What is being asked: Exactly the lines from the one with "Generate a web" through the one with "const needleValue = 2.56;", inclusive, are to be repeated, and the pictures are not.

Entries:

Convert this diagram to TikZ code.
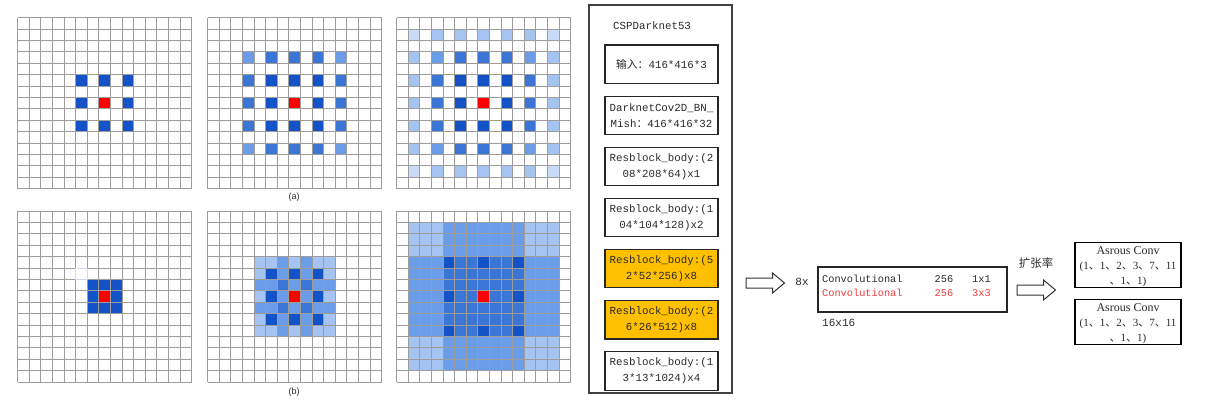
...
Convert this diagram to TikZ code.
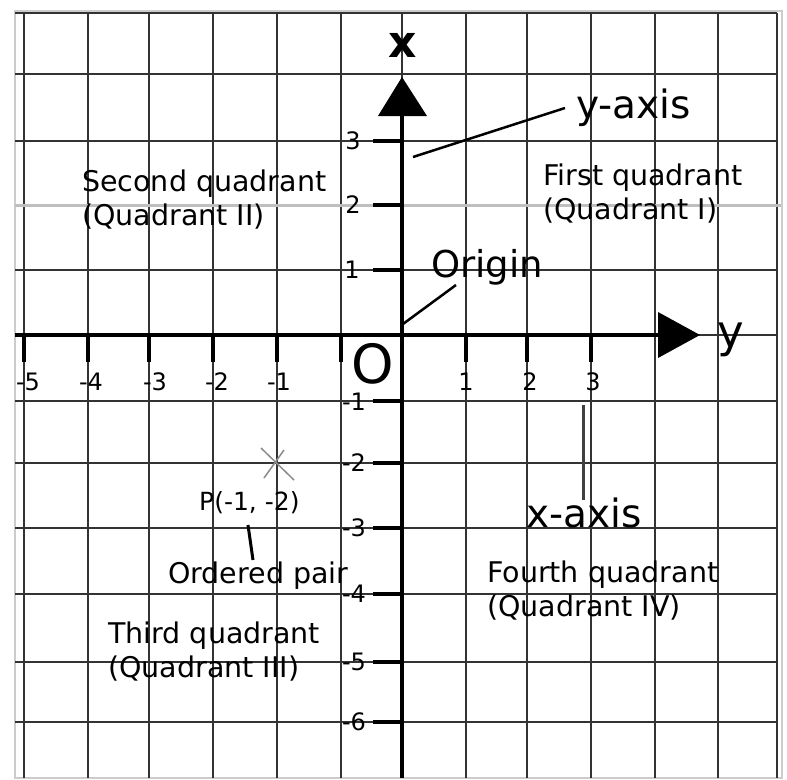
...
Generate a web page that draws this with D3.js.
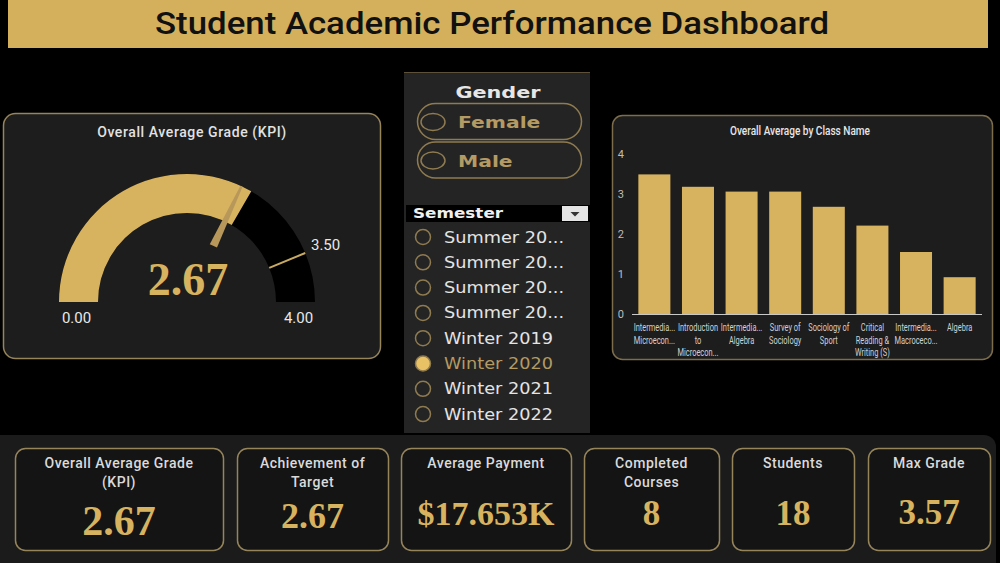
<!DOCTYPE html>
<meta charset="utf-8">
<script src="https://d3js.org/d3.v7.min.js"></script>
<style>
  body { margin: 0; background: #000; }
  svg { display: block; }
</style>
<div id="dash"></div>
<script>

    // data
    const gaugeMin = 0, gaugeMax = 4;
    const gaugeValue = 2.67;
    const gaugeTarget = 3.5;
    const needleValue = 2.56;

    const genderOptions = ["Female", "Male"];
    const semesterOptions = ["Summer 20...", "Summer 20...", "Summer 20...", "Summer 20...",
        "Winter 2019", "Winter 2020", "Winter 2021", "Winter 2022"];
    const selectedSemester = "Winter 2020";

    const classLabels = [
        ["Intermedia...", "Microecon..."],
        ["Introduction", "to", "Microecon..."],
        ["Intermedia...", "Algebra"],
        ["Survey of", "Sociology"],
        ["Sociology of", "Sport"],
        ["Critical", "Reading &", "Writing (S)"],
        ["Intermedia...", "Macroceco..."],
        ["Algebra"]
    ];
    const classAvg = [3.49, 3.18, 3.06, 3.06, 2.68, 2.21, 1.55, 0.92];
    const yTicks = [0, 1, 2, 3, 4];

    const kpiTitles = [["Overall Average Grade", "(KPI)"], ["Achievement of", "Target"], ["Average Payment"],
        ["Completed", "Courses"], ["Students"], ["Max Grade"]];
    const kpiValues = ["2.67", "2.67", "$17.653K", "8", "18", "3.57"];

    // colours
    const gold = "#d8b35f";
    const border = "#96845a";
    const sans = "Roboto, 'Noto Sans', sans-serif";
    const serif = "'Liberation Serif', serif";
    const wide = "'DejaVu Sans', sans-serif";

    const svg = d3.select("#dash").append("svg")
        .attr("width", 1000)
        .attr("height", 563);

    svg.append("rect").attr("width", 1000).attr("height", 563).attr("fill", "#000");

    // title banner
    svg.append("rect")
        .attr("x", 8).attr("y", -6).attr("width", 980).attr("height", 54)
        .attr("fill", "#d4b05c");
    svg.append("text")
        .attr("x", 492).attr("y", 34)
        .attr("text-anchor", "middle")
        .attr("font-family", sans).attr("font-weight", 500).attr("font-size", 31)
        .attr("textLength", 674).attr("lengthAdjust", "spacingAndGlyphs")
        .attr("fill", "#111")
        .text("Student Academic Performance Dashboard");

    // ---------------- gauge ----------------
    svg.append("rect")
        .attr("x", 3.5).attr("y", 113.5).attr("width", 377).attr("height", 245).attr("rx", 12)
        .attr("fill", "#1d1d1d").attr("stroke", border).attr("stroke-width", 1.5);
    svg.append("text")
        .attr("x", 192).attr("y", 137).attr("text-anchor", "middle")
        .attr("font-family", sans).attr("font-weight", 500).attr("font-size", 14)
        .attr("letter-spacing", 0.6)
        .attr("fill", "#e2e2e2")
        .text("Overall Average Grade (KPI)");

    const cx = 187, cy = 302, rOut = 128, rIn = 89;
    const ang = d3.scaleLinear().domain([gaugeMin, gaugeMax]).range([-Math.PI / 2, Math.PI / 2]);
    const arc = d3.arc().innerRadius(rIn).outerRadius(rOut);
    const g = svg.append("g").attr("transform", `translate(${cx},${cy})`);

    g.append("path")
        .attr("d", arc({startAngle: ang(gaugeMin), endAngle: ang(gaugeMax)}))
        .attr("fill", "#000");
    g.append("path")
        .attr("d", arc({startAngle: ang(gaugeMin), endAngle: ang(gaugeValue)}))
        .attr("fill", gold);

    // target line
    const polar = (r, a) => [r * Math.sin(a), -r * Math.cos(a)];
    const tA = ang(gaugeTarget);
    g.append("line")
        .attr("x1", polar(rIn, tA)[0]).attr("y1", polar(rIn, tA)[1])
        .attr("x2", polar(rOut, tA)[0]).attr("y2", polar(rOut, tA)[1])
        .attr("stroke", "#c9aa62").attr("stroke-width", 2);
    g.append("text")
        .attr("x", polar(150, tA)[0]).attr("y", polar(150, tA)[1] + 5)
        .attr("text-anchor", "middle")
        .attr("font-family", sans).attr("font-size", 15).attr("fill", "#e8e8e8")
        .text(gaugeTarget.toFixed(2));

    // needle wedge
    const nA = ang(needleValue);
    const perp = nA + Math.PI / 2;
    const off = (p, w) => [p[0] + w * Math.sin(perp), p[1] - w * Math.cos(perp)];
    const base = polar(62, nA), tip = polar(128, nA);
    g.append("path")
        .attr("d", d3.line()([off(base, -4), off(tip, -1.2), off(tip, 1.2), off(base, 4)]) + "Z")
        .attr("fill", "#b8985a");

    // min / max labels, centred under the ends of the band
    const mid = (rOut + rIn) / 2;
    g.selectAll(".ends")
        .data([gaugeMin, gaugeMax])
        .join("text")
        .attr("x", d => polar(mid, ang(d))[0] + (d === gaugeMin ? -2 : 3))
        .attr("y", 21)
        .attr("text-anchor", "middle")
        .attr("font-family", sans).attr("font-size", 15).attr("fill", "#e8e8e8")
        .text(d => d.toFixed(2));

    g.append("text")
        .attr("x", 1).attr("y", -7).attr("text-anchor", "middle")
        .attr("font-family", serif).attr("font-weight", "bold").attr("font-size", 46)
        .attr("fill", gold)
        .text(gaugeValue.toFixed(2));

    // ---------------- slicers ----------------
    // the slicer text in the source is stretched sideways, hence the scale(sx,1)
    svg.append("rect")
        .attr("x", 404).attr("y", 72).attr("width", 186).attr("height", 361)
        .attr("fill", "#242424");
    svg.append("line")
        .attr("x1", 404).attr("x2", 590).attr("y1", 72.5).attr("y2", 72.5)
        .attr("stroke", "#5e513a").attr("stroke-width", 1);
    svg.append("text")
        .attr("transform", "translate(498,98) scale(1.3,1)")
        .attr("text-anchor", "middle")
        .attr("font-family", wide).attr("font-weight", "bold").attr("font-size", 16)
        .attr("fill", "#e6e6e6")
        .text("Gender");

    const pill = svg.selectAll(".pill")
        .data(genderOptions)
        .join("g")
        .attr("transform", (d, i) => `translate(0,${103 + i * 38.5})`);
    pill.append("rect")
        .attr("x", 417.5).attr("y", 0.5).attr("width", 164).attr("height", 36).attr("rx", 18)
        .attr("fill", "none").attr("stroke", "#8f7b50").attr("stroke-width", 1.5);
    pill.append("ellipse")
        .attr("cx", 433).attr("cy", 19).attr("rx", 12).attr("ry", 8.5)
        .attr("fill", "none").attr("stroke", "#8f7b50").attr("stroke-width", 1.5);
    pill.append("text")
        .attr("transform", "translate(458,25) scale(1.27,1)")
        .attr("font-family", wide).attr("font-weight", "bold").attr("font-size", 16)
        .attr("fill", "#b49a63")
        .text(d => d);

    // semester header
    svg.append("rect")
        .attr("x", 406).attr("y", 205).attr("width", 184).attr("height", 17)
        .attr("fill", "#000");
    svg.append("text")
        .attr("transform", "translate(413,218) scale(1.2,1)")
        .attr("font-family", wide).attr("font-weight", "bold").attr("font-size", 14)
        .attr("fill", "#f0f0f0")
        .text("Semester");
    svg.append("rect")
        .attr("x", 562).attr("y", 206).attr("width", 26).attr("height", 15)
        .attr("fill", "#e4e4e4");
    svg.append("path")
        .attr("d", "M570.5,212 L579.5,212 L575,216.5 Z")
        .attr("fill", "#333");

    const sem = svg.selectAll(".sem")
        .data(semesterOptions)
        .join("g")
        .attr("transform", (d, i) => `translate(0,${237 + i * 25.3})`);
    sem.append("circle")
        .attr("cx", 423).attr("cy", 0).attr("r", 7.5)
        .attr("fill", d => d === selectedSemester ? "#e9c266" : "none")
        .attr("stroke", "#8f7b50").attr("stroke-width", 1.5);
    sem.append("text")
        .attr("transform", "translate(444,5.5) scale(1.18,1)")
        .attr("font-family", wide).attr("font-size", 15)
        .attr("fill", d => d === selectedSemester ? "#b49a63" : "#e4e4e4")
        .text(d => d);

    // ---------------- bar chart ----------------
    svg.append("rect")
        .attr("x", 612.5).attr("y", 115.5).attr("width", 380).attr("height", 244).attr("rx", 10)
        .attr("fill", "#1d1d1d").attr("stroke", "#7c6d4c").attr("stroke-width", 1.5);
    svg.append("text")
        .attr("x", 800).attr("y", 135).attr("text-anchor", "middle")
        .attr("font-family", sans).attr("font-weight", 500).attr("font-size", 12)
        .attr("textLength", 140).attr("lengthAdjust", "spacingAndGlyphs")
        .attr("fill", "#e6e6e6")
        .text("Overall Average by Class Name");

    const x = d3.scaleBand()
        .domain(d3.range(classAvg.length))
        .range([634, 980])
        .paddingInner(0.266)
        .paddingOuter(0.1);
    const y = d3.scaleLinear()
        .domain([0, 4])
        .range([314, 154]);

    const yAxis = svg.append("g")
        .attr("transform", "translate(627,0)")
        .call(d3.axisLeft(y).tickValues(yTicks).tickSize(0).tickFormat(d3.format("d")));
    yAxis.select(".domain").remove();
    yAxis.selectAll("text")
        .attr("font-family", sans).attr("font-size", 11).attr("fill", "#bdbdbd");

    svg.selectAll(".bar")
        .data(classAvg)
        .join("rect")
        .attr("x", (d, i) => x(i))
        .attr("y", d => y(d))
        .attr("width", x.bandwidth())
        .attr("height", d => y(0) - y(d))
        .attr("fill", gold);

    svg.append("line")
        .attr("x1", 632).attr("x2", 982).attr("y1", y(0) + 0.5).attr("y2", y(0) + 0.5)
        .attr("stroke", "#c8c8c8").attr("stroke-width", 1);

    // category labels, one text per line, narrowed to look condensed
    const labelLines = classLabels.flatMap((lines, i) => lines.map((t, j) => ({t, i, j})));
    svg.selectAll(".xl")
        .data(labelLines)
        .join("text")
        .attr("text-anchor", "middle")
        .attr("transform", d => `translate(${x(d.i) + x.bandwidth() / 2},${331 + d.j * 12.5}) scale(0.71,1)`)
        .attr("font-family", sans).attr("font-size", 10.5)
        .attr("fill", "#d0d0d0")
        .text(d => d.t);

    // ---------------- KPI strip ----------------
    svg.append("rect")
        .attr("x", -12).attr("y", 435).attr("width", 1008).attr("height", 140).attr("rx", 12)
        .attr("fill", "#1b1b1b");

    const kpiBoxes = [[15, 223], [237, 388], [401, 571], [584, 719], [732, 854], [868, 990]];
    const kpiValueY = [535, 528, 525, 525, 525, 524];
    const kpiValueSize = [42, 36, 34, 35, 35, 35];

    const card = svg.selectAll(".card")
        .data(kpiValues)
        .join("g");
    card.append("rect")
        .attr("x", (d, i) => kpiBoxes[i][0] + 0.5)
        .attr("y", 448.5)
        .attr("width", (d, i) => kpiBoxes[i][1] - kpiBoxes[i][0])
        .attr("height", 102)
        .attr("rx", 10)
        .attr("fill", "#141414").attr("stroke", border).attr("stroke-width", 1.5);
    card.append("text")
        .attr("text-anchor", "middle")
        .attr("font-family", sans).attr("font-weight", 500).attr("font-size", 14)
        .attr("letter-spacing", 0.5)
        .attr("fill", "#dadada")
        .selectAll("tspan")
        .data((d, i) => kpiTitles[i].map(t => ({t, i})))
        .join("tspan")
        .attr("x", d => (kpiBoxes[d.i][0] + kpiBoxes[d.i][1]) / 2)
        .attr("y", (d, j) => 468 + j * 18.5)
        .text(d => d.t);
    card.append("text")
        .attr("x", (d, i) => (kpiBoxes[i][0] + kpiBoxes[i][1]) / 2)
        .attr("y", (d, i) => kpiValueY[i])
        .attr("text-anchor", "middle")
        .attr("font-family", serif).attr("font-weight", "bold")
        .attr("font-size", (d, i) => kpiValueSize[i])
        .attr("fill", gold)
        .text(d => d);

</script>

Reply to the task:
Generate a web page that draws this with D3.js.
<!DOCTYPE html>
<meta charset="utf-8">
<script src="https://d3js.org/d3.v7.min.js"></script>
<style>
  body { margin: 0; background: #000; }
  svg { display: block; }
</style>
<div id="dash"></div>
<script>

    // data
    const gaugeMin = 0, gaugeMax = 4;
    const gaugeValue = 2.67;
    const gaugeTarget = 3.5;
    const needleValue = 2.56;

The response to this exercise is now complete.